From the deserts of North Africa to the Normandy beaches, GIs listened to the sensual voice of an American woman broadcasting over the radio for Nazi Germany. The voice, alternately seductive and condemning, wondered aloud if their wives and girlfriends were "running around" with the 4-Fs back home, and gently pointed out the benefits of surrender. As the men tried to imagine the mysterious beauty behind the microphone, the swing music she played kept them tuning in. She cultivated a persona of worldly allure, ready to welcome the boys and understand their troubles.

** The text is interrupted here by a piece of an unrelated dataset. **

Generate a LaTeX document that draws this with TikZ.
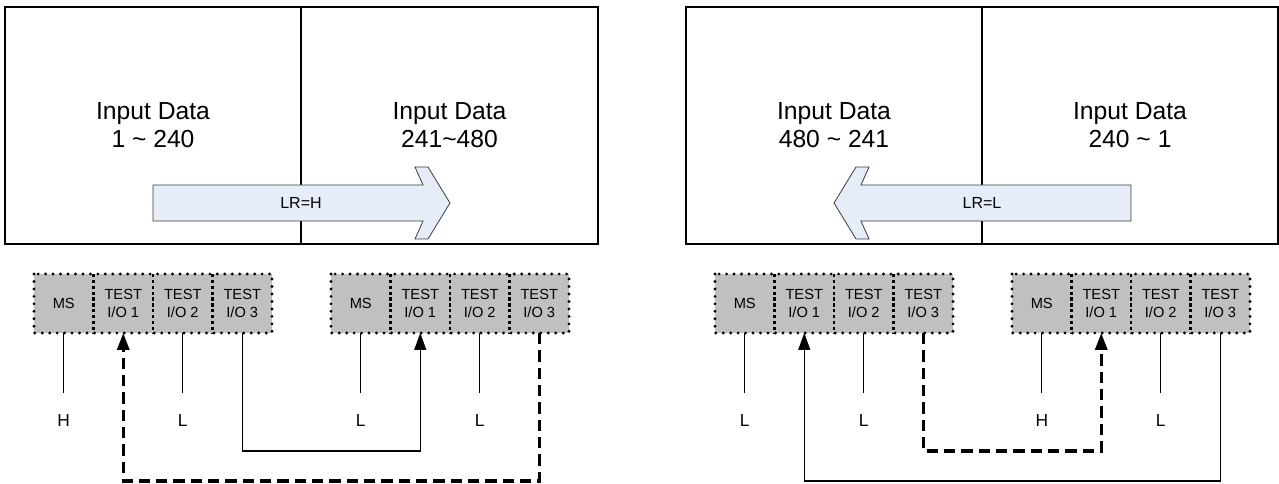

The reality behind the voice was less glamorous. Two American women competed for the soldiers' fantasies: Mildred Gillars, a middle-aged former showgirl from Ohio, broadcast from Berlin; the other, a cross-eyed 30-year-old New Yorker with a honeyed voice named Rita Zucca, broadcast from Rome. One was the willing mouthpiece of her mentor and lover, while the other collaborated with the Nazis for financial gain. But both women became enmeshed in the collective memory of American soldiers and sailors as one indelible figure: Axis Sally.
They, like the women who broadcast for Japan under the name Tokyo Rose in the Pacific theater, entertained their audience despite ham-handed attempts to break the morale of Allied soldiers. As Air Corps corporal Edward Van Dyne said of Axis Sally in 1944, "Doctor Goebbels no doubt believes that Sally is rapidly undermining the morale of the American doughboy. I think the effect is directly opposite. We get an enormous bang out of her. We love her."
And indeed, both Sallys became women who were wanted and pursued by the end of the war, but in a way that ultimately had nothing to do with desire - and everything to do with treason.